→ Work instructions
Repeat the data below exactly, dropping any pictures it holds.

━━━━━━━━━━━━━━━━━━━━━━━━━━━━━━

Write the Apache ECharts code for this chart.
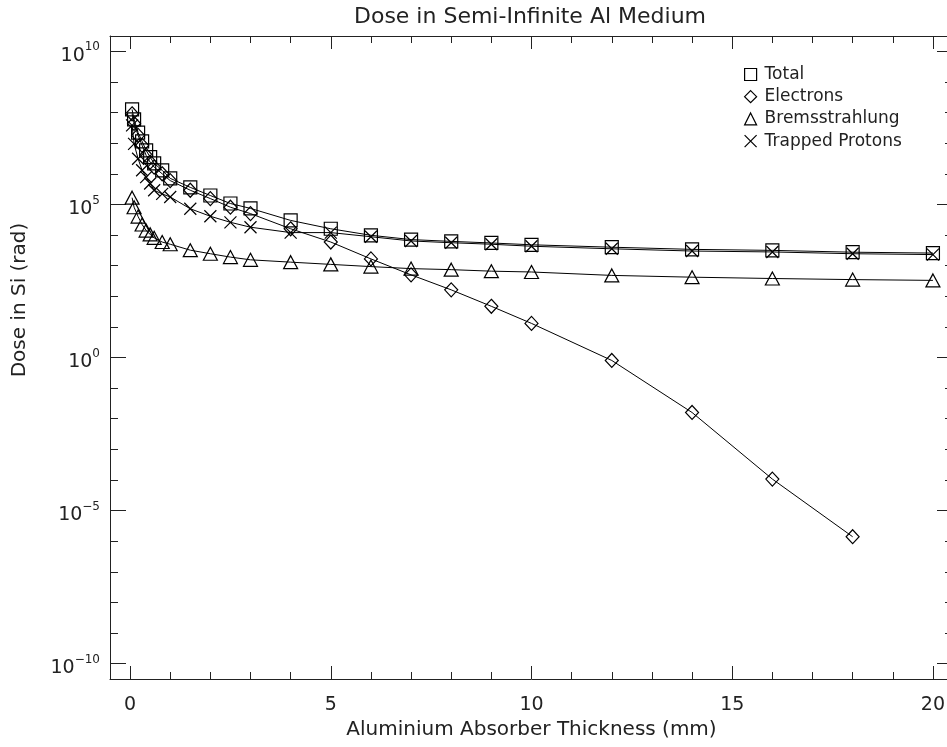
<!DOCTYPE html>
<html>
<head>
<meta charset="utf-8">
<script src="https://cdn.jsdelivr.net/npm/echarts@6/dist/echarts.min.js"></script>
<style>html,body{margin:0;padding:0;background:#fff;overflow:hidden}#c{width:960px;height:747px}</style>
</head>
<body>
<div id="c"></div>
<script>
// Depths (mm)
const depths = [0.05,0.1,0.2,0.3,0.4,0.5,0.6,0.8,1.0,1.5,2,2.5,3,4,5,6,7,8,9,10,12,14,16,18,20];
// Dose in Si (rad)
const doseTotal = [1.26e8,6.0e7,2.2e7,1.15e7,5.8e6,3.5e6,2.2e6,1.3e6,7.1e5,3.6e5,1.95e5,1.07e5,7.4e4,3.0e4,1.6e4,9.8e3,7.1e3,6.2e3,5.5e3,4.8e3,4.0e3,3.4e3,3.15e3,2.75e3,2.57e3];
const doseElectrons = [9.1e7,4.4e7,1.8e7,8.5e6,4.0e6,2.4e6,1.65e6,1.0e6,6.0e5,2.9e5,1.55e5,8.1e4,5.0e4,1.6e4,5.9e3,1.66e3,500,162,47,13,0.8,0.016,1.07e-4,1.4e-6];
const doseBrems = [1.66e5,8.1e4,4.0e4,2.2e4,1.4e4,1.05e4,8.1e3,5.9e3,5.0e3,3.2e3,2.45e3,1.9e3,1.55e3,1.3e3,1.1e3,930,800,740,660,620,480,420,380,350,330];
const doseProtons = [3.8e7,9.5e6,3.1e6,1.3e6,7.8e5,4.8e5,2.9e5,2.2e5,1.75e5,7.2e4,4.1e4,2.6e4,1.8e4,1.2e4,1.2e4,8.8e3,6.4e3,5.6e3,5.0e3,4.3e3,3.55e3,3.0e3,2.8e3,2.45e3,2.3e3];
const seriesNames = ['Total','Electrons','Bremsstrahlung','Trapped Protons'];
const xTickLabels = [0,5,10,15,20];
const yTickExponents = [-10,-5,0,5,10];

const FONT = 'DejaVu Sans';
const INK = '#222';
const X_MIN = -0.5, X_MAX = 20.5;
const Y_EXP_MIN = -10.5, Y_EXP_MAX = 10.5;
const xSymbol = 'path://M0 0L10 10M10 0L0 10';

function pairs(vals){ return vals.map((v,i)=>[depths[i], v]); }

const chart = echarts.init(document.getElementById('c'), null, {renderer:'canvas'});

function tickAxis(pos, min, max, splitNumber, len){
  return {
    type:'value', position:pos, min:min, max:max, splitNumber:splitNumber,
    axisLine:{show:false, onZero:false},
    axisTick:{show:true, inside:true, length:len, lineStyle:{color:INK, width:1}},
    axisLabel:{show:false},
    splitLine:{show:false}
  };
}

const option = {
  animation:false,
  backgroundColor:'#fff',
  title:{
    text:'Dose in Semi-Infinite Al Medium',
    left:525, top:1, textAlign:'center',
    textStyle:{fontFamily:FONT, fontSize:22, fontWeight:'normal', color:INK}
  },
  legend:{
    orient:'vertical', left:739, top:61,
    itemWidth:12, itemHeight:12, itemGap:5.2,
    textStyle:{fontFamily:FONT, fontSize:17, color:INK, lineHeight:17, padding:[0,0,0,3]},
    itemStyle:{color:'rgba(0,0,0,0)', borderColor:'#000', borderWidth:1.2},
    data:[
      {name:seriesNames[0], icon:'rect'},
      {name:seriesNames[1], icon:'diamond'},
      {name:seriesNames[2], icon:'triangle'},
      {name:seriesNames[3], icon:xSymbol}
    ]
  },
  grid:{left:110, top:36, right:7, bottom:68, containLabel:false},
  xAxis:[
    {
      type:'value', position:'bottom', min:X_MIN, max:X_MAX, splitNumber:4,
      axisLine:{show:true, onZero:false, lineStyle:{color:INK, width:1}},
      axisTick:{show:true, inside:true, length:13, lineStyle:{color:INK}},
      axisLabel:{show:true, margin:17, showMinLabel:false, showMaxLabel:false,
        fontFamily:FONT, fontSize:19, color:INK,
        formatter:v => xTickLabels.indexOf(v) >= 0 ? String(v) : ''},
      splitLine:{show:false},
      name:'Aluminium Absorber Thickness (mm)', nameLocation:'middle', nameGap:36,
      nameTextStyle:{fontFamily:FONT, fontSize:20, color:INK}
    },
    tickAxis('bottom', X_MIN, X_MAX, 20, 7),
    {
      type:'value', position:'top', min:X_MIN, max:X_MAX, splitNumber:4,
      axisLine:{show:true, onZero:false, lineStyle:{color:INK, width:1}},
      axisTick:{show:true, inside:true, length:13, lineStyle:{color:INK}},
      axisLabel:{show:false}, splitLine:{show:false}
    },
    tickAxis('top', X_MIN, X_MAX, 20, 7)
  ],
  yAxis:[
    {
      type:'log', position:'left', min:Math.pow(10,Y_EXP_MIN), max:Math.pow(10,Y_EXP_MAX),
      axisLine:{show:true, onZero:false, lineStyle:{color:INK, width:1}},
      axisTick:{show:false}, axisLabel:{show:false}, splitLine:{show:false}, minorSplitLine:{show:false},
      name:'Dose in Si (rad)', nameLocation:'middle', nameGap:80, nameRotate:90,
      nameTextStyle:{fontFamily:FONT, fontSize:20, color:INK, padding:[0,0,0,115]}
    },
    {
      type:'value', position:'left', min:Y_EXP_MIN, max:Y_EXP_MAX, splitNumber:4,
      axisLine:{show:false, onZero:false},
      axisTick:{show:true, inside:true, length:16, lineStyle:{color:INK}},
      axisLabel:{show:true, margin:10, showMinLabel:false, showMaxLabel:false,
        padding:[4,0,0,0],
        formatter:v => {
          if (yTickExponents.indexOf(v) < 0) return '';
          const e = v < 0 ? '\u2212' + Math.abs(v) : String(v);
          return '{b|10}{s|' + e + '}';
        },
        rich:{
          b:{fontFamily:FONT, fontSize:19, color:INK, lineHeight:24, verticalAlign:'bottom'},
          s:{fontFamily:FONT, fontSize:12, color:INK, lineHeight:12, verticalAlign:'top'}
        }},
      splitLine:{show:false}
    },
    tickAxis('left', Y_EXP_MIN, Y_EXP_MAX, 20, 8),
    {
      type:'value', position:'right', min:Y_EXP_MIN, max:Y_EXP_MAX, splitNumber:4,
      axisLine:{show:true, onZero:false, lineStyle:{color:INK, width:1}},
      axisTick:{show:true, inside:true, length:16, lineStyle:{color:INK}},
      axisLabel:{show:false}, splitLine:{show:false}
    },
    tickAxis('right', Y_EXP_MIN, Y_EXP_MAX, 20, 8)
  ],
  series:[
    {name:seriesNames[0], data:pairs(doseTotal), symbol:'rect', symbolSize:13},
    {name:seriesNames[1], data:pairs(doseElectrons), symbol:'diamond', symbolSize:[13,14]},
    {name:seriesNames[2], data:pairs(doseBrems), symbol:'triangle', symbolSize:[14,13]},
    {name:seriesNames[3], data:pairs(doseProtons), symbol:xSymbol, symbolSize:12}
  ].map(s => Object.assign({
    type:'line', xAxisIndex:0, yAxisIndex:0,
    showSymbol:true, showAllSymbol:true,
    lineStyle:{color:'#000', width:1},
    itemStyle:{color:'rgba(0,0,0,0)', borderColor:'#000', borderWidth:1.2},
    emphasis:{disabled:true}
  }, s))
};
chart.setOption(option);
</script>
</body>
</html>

━━━━━━━━━━━━━━━━━━━━━━━━━━━━━━

→ Response
Write the Apache ECharts code for this chart.
<!DOCTYPE html>
<html>
<head>
<meta charset="utf-8">
<script src="https://cdn.jsdelivr.net/npm/echarts@6/dist/echarts.min.js"></script>
<style>html,body{margin:0;padding:0;background:#fff;overflow:hidden}#c{width:960px;height:747px}</style>
</head>
<body>
<div id="c"></div>
<script>
// Depths (mm)
const depths = [0.05,0.1,0.2,0.3,0.4,0.5,0.6,0.8,1.0,1.5,2,2.5,3,4,5,6,7,8,9,10,12,14,16,18,20];
// Dose in Si (rad)
const doseTotal = [1.26e8,6.0e7,2.2e7,1.15e7,5.8e6,3.5e6,2.2e6,1.3e6,7.1e5,3.6e5,1.95e5,1.07e5,7.4e4,3.0e4,1.6e4,9.8e3,7.1e3,6.2e3,5.5e3,4.8e3,4.0e3,3.4e3,3.15e3,2.75e3,2.57e3];
const doseElectrons = [9.1e7,4.4e7,1.8e7,8.5e6,4.0e6,2.4e6,1.65e6,1.0e6,6.0e5,2.9e5,1.55e5,8.1e4,5.0e4,1.6e4,5.9e3,1.66e3,500,162,47,13,0.8,0.016,1.07e-4,1.4e-6];
const doseBrems = [1.66e5,8.1e4,4.0e4,2.2e4,1.4e4,1.05e4,8.1e3,5.9e3,5.0e3,3.2e3,2.45e3,1.9e3,1.55e3,1.3e3,1.1e3,930,800,740,660,620,480,420,380,350,330];
const doseProtons = [3.8e7,9.5e6,3.1e6,1.3e6,7.8e5,4.8e5,2.9e5,2.2e5,1.75e5,7.2e4,4.1e4,2.6e4,1.8e4,1.2e4,1.2e4,8.8e3,6.4e3,5.6e3,5.0e3,4.3e3,3.55e3,3.0e3,2.8e3,2.45e3,2.3e3];
const seriesNames = ['Total','Electrons','Bremsstrahlung','Trapped Protons'];
const xTickLabels = [0,5,10,15,20];
const yTickExponents = [-10,-5,0,5,10];

const FONT = 'DejaVu Sans';
const INK = '#222';
const X_MIN = -0.5, X_MAX = 20.5;
const Y_EXP_MIN = -10.5, Y_EXP_MAX = 10.5;
const xSymbol = 'path://M0 0L10 10M10 0L0 10';

function pairs(vals){ return vals.map((v,i)=>[depths[i], v]); }

const chart = echarts.init(document.getElementById('c'), null, {renderer:'canvas'});

function tickAxis(pos, min, max, splitNumber, len){
  return {
    type:'value', position:pos, min:min, max:max, splitNumber:splitNumber,
    axisLine:{show:false, onZero:false},
    axisTick:{show:true, inside:true, length:len, lineStyle:{color:INK, width:1}},
    axisLabel:{show:false},
    splitLine:{show:false}
  };
}

const option = {
  animation:false,
  backgroundColor:'#fff',
  title:{
    text:'Dose in Semi-Infinite Al Medium',
    left:525, top:1, textAlign:'center',
    textStyle:{fontFamily:FONT, fontSize:22, fontWeight:'normal', color:INK}
  },
  legend:{
    orient:'vertical', left:739, top:61,
    itemWidth:12, itemHeight:12, itemGap:5.2,
    textStyle:{fontFamily:FONT, fontSize:17, color:INK, lineHeight:17, padding:[0,0,0,3]},
    itemStyle:{color:'rgba(0,0,0,0)', borderColor:'#000', borderWidth:1.2},
    data:[
      {name:seriesNames[0], icon:'rect'},
      {name:seriesNames[1], icon:'diamond'},
      {name:seriesNames[2], icon:'triangle'},
      {name:seriesNames[3], icon:xSymbol}
    ]
  },
  grid:{left:110, top:36, right:7, bottom:68, containLabel:false},
  xAxis:[
    {
      type:'value', position:'bottom', min:X_MIN, max:X_MAX, splitNumber:4,
      axisLine:{show:true, onZero:false, lineStyle:{color:INK, width:1}},
      axisTick:{show:true, inside:true, length:13, lineStyle:{color:INK}},
      axisLabel:{show:true, margin:17, showMinLabel:false, showMaxLabel:false,
        fontFamily:FONT, fontSize:19, color:INK,
        formatter:v => xTickLabels.indexOf(v) >= 0 ? String(v) : ''},
      splitLine:{show:false},
      name:'Aluminium Absorber Thickness (mm)', nameLocation:'middle', nameGap:36,
      nameTextStyle:{fontFamily:FONT, fontSize:20, color:INK}
    },
    tickAxis('bottom', X_MIN, X_MAX, 20, 7),
    {
      type:'value', position:'top', min:X_MIN, max:X_MAX, splitNumber:4,
      axisLine:{show:true, onZero:false, lineStyle:{color:INK, width:1}},
      axisTick:{show:true, inside:true, length:13, lineStyle:{color:INK}},
      axisLabel:{show:false}, splitLine:{show:false}
    },
    tickAxis('top', X_MIN, X_MAX, 20, 7)
  ],
  yAxis:[
    {
      type:'log', position:'left', min:Math.pow(10,Y_EXP_MIN), max:Math.pow(10,Y_EXP_MAX),
      axisLine:{show:true, onZero:false, lineStyle:{color:INK, width:1}},
      axisTick:{show:false}, axisLabel:{show:false}, splitLine:{show:false}, minorSplitLine:{show:false},
      name:'Dose in Si (rad)', nameLocation:'middle', nameGap:80, nameRotate:90,
      nameTextStyle:{fontFamily:FONT, fontSize:20, color:INK, padding:[0,0,0,115]}
    },
    {
      type:'value', position:'left', min:Y_EXP_MIN, max:Y_EXP_MAX, splitNumber:4,
      axisLine:{show:false, onZero:false},
      axisTick:{show:true, inside:true, length:16, lineStyle:{color:INK}},
      axisLabel:{show:true, margin:10, showMinLabel:false, showMaxLabel:false,
        padding:[4,0,0,0],
        formatter:v => {
          if (yTickExponents.indexOf(v) < 0) return '';
          const e = v < 0 ? '\u2212' + Math.abs(v) : String(v);
          return '{b|10}{s|' + e + '}';
        },
        rich:{
          b:{fontFamily:FONT, fontSize:19, color:INK, lineHeight:24, verticalAlign:'bottom'},
          s:{fontFamily:FONT, fontSize:12, color:INK, lineHeight:12, verticalAlign:'top'}
        }},
      splitLine:{show:false}
    },
    tickAxis('left', Y_EXP_MIN, Y_EXP_MAX, 20, 8),
    {
      type:'value', position:'right', min:Y_EXP_MIN, max:Y_EXP_MAX, splitNumber:4,
      axisLine:{show:true, onZero:false, lineStyle:{color:INK, width:1}},
      axisTick:{show:true, inside:true, length:16, lineStyle:{color:INK}},
      axisLabel:{show:false}, splitLine:{show:false}
    },
    tickAxis('right', Y_EXP_MIN, Y_EXP_MAX, 20, 8)
  ],
  series:[
    {name:seriesNames[0], data:pairs(doseTotal), symbol:'rect', symbolSize:13},
    {name:seriesNames[1], data:pairs(doseElectrons), symbol:'diamond', symbolSize:[13,14]},
    {name:seriesNames[2], data:pairs(doseBrems), symbol:'triangle', symbolSize:[14,13]},
    {name:seriesNames[3], data:pairs(doseProtons), symbol:xSymbol, symbolSize:12}
  ].map(s => Object.assign({
    type:'line', xAxisIndex:0, yAxisIndex:0,
    showSymbol:true, showAllSymbol:true,
    lineStyle:{color:'#000', width:1},
    itemStyle:{color:'rgba(0,0,0,0)', borderColor:'#000', borderWidth:1.2},
    emphasis:{disabled:true}
  }, s))
};
chart.setOption(option);
</script>
</body>
</html>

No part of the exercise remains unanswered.